The revised offer was set to expire at 11:59 p.m. ET on Jan. 20. The offer was previously extended to 11:59 p.m. ET on Jan. 6 to allow shareholders additional time to tender their shares. The original expiration date was 11:59 p.m. ET on Dec. 22.

Consent bid

The company was also soliciting consents for the series D preferred stock.

Amendments in the consent solicitation included: eliminating provisions relating to cumulative dividend rights; eliminating mandatory redemption of the preferreds based on an asset coverage of at least 200%; taking away the right of series D holders to cause the company to redeem any or all of the preferred stock; removing the right of holders to elect two directors to the board if dividends are in arrears for six or more consecutive quarterly periods; providing for the mandatory conversion of the stock if the 20-day volume weighted average closing price of common stock exceeds $10.00 per share; eliminating the change of control; and providing that the company shall not be restricted from redeeming, purchasing or otherwise acquiring any shares of series D preferred stock.

The issuer noted before that shareholders who do not participate in the offer will be subject to the payout on the upcoming redemption date, which is likely to be made in common stock.
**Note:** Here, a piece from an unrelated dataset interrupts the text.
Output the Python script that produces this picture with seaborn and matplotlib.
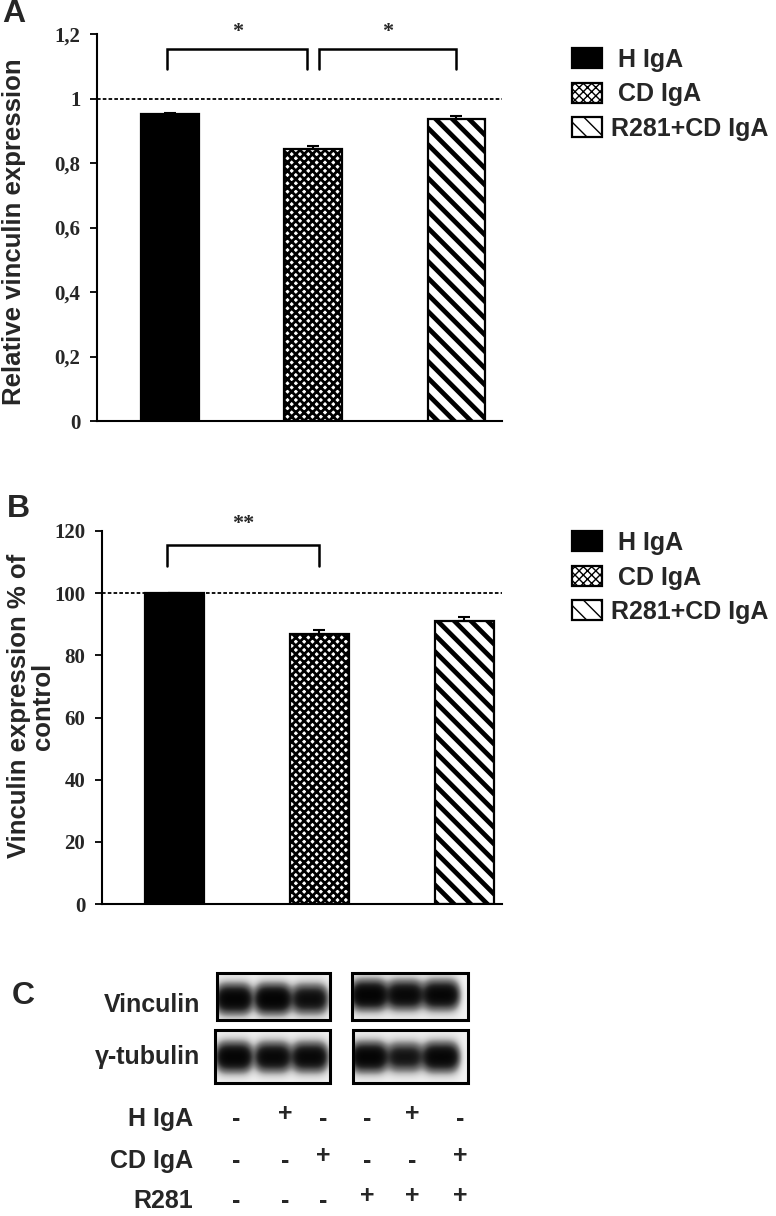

Preferred holders would be receiving shares that would likely be a significant decrease in value.

The information agent is Kingsdale Advisors (866 228-8614, 416 867-2272, contactus@kingsdaleadvisors.com).

The dealer manager for the exchange offer and the solicitation agent for the consent solicitation is Odeon Capital Group LLC.

Virginia Beach-based Wheeler is a fully integrated, self-managed commercial real estate investment company that focuses on acquiring and managing income-producing grocery-anchored retail centers.